ABSTRACT
Sea water desalination by reverse osmosis (SWRO) has been in refinement since its inception some 25 years ago. Major efforts have been directed at improving membrane life, productivity and salt rejection. In the early 1980s, plants were operated, enerally, at recoveries of 25% and pressures up to 1000 psig, producing water meeting WHO standards of less than 500 mg/L TDS and chloride under 250 mg/L. The manufacturer warranted these facilities for 2 or 3 years. Salt rejections were in the 98.5% to 99% range. Plant energy consumption was about 45 Kwh/Kgal (12 Kwh/m3).

Over the past decades, many changes have taken place:membrane life has expanded such that suppliers will warrant a 10 or more year life at a fixed replacement rate. Product TDS can be 300 mg/L, at recoveries of 40% to 50% with system pressures raised to 1200 psig. Importantly, energy consumption has been halved to about 21 Kwh/Kgal (5.5Kwh/m3) as a result of higher conversions and the use of energy recovery devices. Still it is apparent that, in today's market, 75% to 85% of the total cost of water (TCW) is energy use and capital amortization. The remaining costs; membrane replacements, chemicals, labor and supervision, and maintenance parts, together, amount to only 20% to 25% of the TCW. Thus, energy reduction becomes the main focus to improving desalting economics.

A significant way to lower energy is to further raise system conversion. However, in doing this, the brine osmotic pressure begins to approach the applied pressure and this, in turn dversely affects product flow and quality. SWRO facilities are not designed efficiently; that is, they are limited by this mechanically derived differential between the osmotic and applied pressures. In brackish water, designs are based on the solubility product of the least sparingly soluble salt, as modified by antiscalants. Up to now, commercial membranes are not permitted to operate above 1200 psig (82.7 barg). Thus, in sea water, the osmotic pressure limitations are controlling versus the desired thermodynamic water chemistry.

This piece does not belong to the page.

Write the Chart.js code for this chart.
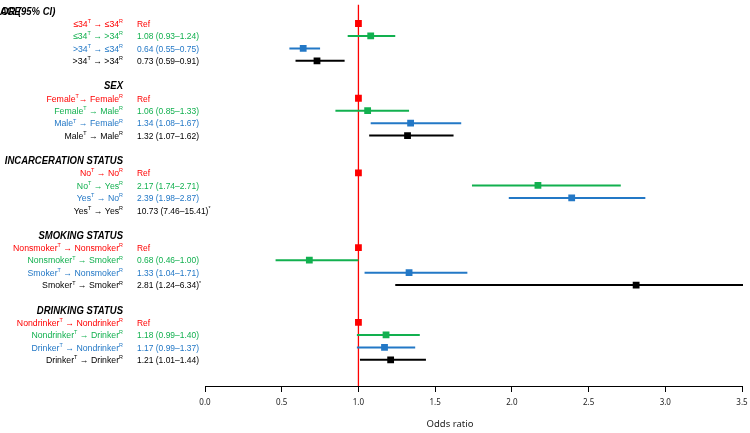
<!DOCTYPE html>
<html>
<head>
<meta charset="utf-8">
<script src="https://cdn.jsdelivr.net/npm/chart.js@4"></script>
<style>
  body { margin: 0; background: #fff; }
  canvas { display: block; }
</style>
</head>
<body>
<canvas id="forest" width="750" height="433"></canvas>
<script>
// groups and rows (4 rows per group)
const groupNames = ['AGE', 'SEX', 'INCARCERATION STATUS', 'SMOKING STATUS', 'DRINKING STATUS'];
const rowLabels = [
    '≤34^T → ≤34^R', '≤34^T → >34^R', '>34^T → ≤34^R', '>34^T → >34^R',
    'Female^T→ Female^R', 'Female^T → Male^R', 'Male^T → Female^R', 'Male^T → Male^R',
    'No^T → No^R', 'No^T → Yes^R', 'Yes^T → No^R', 'Yes^T → Yes^R',
    'Nonsmoker^T → Nonsmoker^R', 'Nonsmoker^T → Smoker^R', 'Smoker^T → Nonsmoker^R', 'Smoker^T → Smoker^R',
    'Nondrinker^T → Nondrinker^R', 'Nondrinker^T → Drinker^R', 'Drinker^T → Nondrinker^R', 'Drinker^T → Drinker^R'
];
const oddsRatios = [1, 1.08, 0.64, 0.73, 1, 1.06, 1.34, 1.32, 1, 2.17, 2.39, 10.73, 1, 0.68, 1.33, 2.81, 1, 1.18, 1.17, 1.21];
const ciLow = [null, 0.93, 0.55, 0.59, null, 0.85, 1.08, 1.07, null, 1.74, 1.98, 7.46, null, 0.46, 1.04, 1.24, null, 0.99, 0.99, 1.01];
const ciHigh = [null, 1.24, 0.75, 0.91, null, 1.33, 1.67, 1.62, null, 2.71, 2.87, 15.41, null, 1.00, 1.71, 6.34, null, 1.40, 1.37, 1.44];
const valueLabels = [
    'Ref', '1.08 (0.93–1.24)', '0.64 (0.55–0.75)', '0.73 (0.59–0.91)',
    'Ref', '1.06 (0.85–1.33)', '1.34 (1.08–1.67)', '1.32 (1.07–1.62)',
    'Ref', '2.17 (1.74–2.71)', '2.39 (1.98–2.87)', '10.73 (7.46–15.41)^*',
    'Ref', '0.68 (0.46–1.00)', '1.33 (1.04–1.71)', '2.81 (1.24–6.34)^*',
    'Ref', '1.18 (0.99–1.40)', '1.17 (0.99–1.37)', '1.21 (1.01–1.44)'
];
const xTicks = [0, 0.5, 1, 1.5, 2, 2.5, 3, 3.5];
const refValue = 1;

const rowColors = ['#ff0000', '#12b04f', '#2378c6', '#000000'];

const slotOf = i => Math.floor(i / 4) * 6 + 1 + (i % 4);
const colorOf = i => rowColors[i % 4];

// text with ^X superscripts
function drawRich(ctx, str, x, y, align, size, color, sx, style) {
    const parts = str.split(/\^(.)/);
    const base = (style || '') + ' ' + size + 'px "Liberation Sans", Arial, sans-serif';
    const sup = (size * 0.62).toFixed(1) + 'px "Liberation Sans", Arial, sans-serif';
    let w = 0;
    parts.forEach((p, k) => {
        ctx.font = k % 2 ? sup : base;
        w += ctx.measureText(p).width;
    });
    const start = align === 'right' ? x - w * sx : x;
    ctx.save();
    ctx.translate(start, y);
    ctx.scale(sx, 1);
    ctx.fillStyle = color;
    ctx.textAlign = 'left';
    ctx.textBaseline = 'alphabetic';
    let cx = 0;
    parts.forEach((p, k) => {
        ctx.font = k % 2 ? sup : base;
        ctx.fillText(p, cx, k % 2 ? -size * 0.42 : 0);
        cx += ctx.measureText(p).width;
    });
    ctx.restore();
}

const forestPlugin = {
    id: 'forest',
    beforeDatasetsDraw(chart) {
        const ctx = chart.ctx;
        const xs = chart.scales.x, ys = chart.scales.y;
        const area = chart.chartArea;
        ctx.save();
        ctx.beginPath();
        ctx.rect(area.left, area.top - 2, area.right - area.left + 1, area.bottom - area.top + 2);
        ctx.clip();
        // reference line
        const rx = xs.getPixelForValue(refValue);
        ctx.strokeStyle = '#ff0000';
        ctx.lineWidth = 1.3;
        ctx.beginPath();
        ctx.moveTo(rx, area.top);
        ctx.lineTo(rx, area.bottom);
        ctx.stroke();
        // confidence intervals
        ctx.lineWidth = 2;
        oddsRatios.forEach((v, i) => {
            if (ciLow[i] == null) return;
            const y = ys.getPixelForValue(slotOf(i));
            ctx.strokeStyle = colorOf(i);
            ctx.beginPath();
            ctx.moveTo(xs.getPixelForValue(ciLow[i]), y);
            ctx.lineTo(xs.getPixelForValue(ciHigh[i]), y);
            ctx.stroke();
        });
        ctx.restore();
    },
    afterDraw(chart) {
        const ctx = chart.ctx;
        const ys = chart.scales.y;
        // headers
        groupNames.forEach((g, gi) => {
            const y = ys.getPixelForValue(gi * 6) + 3.6;
            if (gi === 0) {
                drawRich(ctx, 'OR (95% CI)', 1, y, 'left', 10, '#000', 0.95, 'italic bold');
                drawRich(ctx, g, 0, y, 'left', 10, '#000', 0.95, 'italic bold');
            } else {
                drawRich(ctx, g, 123, y, 'right', 10, '#000', 0.95, 'italic bold');
            }
        });
        // row labels and values
        rowLabels.forEach((lab, i) => {
            const y = ys.getPixelForValue(slotOf(i)) + 3.3;
            drawRich(ctx, lab, 123, y, 'right', 9.2, colorOf(i), 0.95);
            drawRich(ctx, valueLabels[i], 137, y, 'left', 9.2, colorOf(i), 0.92);
        });
        // axis title
        ctx.save();
        ctx.font = '9.5px "Noto Sans", sans-serif';
        ctx.fillStyle = '#222';
        ctx.textAlign = 'center';
        ctx.textBaseline = 'middle';
        ctx.fillText('Odds ratio', 450, 424);
        ctx.restore();
    }
};

const points = oddsRatios.map((v, i) => ({ x: v, y: slotOf(i) }));

new Chart(document.getElementById('forest'), {
    type: 'scatter',
    data: {
        datasets: [{
            data: points,
            pointStyle: 'rect',
            pointRadius: 4.8,
            pointHoverRadius: 4.8,
            borderWidth: 0,
            backgroundColor: oddsRatios.map((v, i) => colorOf(i))
        }]
    },
    options: {
        responsive: false,
        animation: false,
        events: [],
        layout: { padding: { left: 205, right: 8, top: 0, bottom: 0 } },
        plugins: { legend: { display: false }, tooltip: { enabled: false } },
        scales: {
            x: {
                type: 'linear',
                min: xTicks[0],
                max: xTicks[xTicks.length - 1],
                afterBuildTicks: s => { s.ticks = xTicks.map(v => ({ value: v })); },
                afterFit: s => { s.height = 47; s.paddingRight = 0; s.paddingLeft = 0; },
                ticks: {
                    callback: v => Number(v).toFixed(1),
                    font: { family: 'Noto Sans', size: 8 },
                    color: '#222',
                    padding: 6,
                    maxRotation: 0
                },
                grid: { drawOnChartArea: false, drawTicks: true, tickLength: 6, color: '#000', lineWidth: 1 },
                border: { color: '#000', width: 1 }
            },
            y: {
                display: false,
                reverse: true,
                min: -0.5,
                max: 30.1
            }
        }
    },
    plugins: [forestPlugin]
});
</script>
</body>
</html>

Recently, membranes have been commercialized, which can operate at very high recoveries (55% to 65%), thus allowing SWRO plants to be at their most efficient level. The modules are capable of performing at high pressure [up to 1400 psig (96.6 barg)] with a salt rejection of 99.7% (58,00 mg/L feed). This paper discusses this innovation and its effect on energy consumption and capital in a Caribbean Sea plant. Data obtained from other areas of the world are also reviewed.